* [What the exercise asks]
Set the lines down again exactly, first line through the line that contains "-257, -269, -245, -250, -277, -249, -341, -337, -364, -90, -80]", with no pictures.
-- begin --
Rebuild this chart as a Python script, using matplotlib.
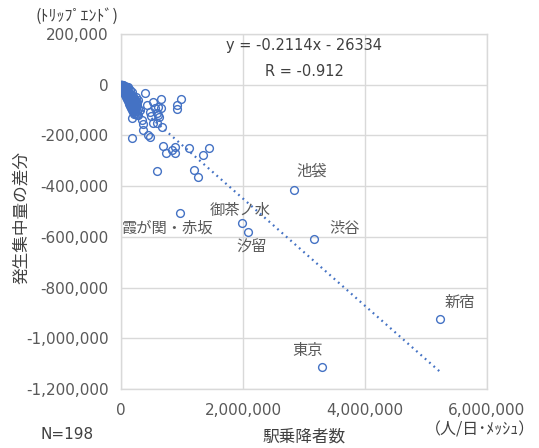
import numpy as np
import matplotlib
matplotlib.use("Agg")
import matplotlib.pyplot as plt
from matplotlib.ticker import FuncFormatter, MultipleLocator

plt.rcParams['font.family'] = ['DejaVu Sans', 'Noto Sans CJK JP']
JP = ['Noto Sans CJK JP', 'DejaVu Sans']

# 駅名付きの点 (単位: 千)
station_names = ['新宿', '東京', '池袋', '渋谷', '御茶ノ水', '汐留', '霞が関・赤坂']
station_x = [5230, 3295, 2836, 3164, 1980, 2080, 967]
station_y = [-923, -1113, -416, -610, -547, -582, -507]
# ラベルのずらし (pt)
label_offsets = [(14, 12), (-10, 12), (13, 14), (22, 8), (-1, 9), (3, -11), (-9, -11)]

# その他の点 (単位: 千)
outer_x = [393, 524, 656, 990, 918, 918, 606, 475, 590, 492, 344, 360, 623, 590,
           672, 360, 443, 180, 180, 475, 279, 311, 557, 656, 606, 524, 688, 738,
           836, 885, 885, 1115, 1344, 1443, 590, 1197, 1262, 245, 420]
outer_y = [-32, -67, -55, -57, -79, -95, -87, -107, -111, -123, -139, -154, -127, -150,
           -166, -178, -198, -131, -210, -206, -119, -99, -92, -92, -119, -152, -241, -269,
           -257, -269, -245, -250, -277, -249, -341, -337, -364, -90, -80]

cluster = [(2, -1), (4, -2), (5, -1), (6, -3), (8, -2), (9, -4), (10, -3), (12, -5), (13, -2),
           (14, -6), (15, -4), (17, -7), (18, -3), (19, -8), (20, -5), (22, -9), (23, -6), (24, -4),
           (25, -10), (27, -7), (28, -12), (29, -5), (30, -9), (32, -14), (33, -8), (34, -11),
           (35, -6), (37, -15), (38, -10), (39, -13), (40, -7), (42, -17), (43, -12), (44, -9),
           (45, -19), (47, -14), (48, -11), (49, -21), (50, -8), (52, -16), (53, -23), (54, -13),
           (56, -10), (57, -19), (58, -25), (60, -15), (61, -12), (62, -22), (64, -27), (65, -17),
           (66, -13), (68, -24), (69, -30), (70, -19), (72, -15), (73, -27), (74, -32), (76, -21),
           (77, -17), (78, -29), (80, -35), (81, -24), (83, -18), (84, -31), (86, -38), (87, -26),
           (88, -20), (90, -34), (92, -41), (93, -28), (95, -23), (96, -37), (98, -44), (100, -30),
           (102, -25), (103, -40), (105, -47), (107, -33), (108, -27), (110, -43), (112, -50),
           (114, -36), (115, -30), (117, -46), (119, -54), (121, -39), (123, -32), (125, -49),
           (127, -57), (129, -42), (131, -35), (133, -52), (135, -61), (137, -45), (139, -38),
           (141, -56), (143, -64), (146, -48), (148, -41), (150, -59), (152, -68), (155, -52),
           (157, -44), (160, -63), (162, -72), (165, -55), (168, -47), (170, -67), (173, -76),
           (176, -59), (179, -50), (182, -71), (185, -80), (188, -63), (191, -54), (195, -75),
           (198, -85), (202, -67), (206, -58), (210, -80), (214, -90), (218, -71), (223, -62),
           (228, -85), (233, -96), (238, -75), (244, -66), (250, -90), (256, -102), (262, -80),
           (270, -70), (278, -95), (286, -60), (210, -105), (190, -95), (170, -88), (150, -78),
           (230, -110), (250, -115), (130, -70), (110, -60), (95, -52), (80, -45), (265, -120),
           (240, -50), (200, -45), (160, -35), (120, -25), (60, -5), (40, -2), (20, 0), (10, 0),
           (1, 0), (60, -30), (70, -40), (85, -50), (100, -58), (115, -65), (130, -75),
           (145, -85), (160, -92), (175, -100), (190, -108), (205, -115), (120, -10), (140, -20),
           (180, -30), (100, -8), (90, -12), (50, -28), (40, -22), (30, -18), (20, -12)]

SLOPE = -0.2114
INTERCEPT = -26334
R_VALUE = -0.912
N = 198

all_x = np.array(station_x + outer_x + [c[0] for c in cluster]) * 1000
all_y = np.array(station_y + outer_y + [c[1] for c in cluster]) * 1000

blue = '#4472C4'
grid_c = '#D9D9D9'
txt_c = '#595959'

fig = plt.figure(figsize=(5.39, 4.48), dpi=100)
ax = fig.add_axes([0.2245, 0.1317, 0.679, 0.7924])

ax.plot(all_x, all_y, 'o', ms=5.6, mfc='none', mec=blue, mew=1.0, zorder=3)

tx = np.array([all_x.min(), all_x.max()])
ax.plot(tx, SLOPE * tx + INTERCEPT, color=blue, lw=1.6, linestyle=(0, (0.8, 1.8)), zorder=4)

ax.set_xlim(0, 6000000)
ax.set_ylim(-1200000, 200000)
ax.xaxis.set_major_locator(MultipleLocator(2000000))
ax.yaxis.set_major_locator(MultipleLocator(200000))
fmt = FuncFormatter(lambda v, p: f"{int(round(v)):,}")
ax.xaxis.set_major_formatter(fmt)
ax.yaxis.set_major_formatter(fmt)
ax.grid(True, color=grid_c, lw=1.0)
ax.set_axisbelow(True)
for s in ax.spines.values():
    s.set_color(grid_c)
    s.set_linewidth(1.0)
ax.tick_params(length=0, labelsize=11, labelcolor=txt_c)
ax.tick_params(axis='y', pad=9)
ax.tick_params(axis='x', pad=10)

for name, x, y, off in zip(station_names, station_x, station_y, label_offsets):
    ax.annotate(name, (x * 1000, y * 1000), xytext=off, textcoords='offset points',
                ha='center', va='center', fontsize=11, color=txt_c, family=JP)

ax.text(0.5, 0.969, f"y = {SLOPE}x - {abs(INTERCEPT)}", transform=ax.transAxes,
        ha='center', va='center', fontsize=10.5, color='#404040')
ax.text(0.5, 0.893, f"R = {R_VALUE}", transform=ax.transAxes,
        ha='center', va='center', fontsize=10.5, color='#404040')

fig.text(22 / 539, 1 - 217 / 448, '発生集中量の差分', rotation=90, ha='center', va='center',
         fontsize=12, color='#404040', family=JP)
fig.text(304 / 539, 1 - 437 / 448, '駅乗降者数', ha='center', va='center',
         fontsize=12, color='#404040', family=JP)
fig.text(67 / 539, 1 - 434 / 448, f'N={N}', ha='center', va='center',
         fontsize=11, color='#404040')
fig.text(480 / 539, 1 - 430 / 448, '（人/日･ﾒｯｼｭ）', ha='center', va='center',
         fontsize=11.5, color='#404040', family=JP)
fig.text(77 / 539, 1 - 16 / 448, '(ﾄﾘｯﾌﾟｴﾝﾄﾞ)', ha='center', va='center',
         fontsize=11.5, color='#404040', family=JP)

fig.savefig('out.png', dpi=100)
-- end --
* [Finished task]
Rebuild this chart as a Python script, using matplotlib.
import numpy as np
import matplotlib
matplotlib.use("Agg")
import matplotlib.pyplot as plt
from matplotlib.ticker import FuncFormatter, MultipleLocator

plt.rcParams['font.family'] = ['DejaVu Sans', 'Noto Sans CJK JP']
JP = ['Noto Sans CJK JP', 'DejaVu Sans']

# 駅名付きの点 (単位: 千)
station_names = ['新宿', '東京', '池袋', '渋谷', '御茶ノ水', '汐留', '霞が関・赤坂']
station_x = [5230, 3295, 2836, 3164, 1980, 2080, 967]
station_y = [-923, -1113, -416, -610, -547, -582, -507]
# ラベルのずらし (pt)
label_offsets = [(14, 12), (-10, 12), (13, 14), (22, 8), (-1, 9), (3, -11), (-9, -11)]

# その他の点 (単位: 千)
outer_x = [393, 524, 656, 990, 918, 918, 606, 475, 590, 492, 344, 360, 623, 590,
           672, 360, 443, 180, 180, 475, 279, 311, 557, 656, 606, 524, 688, 738,
           836, 885, 885, 1115, 1344, 1443, 590, 1197, 1262, 245, 420]
outer_y = [-32, -67, -55, -57, -79, -95, -87, -107, -111, -123, -139, -154, -127, -150,
           -166, -178, -198, -131, -210, -206, -119, -99, -92, -92, -119, -152, -241, -269,
           -257, -269, -245, -250, -277, -249, -341, -337, -364, -90, -80]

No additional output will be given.